Lambert asserted that “the international community’’ had pressured the Electoral Council to create “diplomatically engineered’’ results because they feared instability.

He also said Celestin’s Unity Party was doing its best to keep his supporters in the rough slum called Cité Soleil from pouring into the streets.

“If we cannot hold them back, prepare yourself for civil war,’’ Lambert said.

The Nov. 28 elections were marred by disorganization, voter intimidation, the ransacking of polling stations, and fraud. Preval said yesterday that the election had been deemed valid by international observers. But electoral observers from the Organization of American States and the Caribbean countries gave a less than resounding endorsement, saying they did not believe the “irregularities, serious as they were, necessarily invalidated the election.’’

Twelve of the 18 presidential candidates had called for the election’s cancellation even before the polls closed.

“The only possible other way we can get out of this mess is if Celestin retreats and lets Micky inside,’’ said one of the candidates, Leslie Voltaire, referring to Martelly by his band name, Sweet Micky.

Foreign countries and international organizations proceeded cautiously to question the election results while calling for an orderly resolution.
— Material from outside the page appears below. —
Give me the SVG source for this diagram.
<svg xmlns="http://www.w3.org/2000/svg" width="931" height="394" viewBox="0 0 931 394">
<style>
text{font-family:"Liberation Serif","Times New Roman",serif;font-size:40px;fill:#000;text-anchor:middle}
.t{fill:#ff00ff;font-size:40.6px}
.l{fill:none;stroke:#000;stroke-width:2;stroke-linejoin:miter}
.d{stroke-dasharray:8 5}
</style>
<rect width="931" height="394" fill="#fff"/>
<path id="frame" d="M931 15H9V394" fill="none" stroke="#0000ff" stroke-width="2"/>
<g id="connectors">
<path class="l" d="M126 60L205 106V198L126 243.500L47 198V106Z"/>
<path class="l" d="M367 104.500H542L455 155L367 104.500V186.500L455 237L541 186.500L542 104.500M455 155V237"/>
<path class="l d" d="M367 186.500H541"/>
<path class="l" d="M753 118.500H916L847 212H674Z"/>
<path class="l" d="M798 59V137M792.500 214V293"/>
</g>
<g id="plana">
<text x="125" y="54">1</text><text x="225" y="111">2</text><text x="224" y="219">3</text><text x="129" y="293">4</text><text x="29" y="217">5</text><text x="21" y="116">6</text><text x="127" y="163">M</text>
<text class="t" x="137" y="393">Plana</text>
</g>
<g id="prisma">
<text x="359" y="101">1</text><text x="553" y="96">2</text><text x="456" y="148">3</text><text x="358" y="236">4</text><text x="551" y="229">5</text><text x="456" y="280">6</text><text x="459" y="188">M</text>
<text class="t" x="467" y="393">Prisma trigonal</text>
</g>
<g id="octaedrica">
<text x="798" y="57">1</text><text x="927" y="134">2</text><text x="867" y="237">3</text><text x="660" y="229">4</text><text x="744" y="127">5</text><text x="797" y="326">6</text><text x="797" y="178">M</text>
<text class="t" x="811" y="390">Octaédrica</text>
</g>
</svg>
The secretary general of the United Nations, Ban Ki-moon, voiced serious concern about election irregularities in Haiti, his spokesman said.

Shortly after the preliminary results were released, the US Embassy expressed its own skepticism about the “irregularities’’ of the election results and their inconsistency with findings of an independent Haitian group that had posted thousands of observers across the country. The group found Manigat and Martelly to be the front-runners.

Even Manigat, the front-runner, said she did not trust the election results. She said on Haitian radio that she believed she had received more votes than the Electoral Council had acknowledged.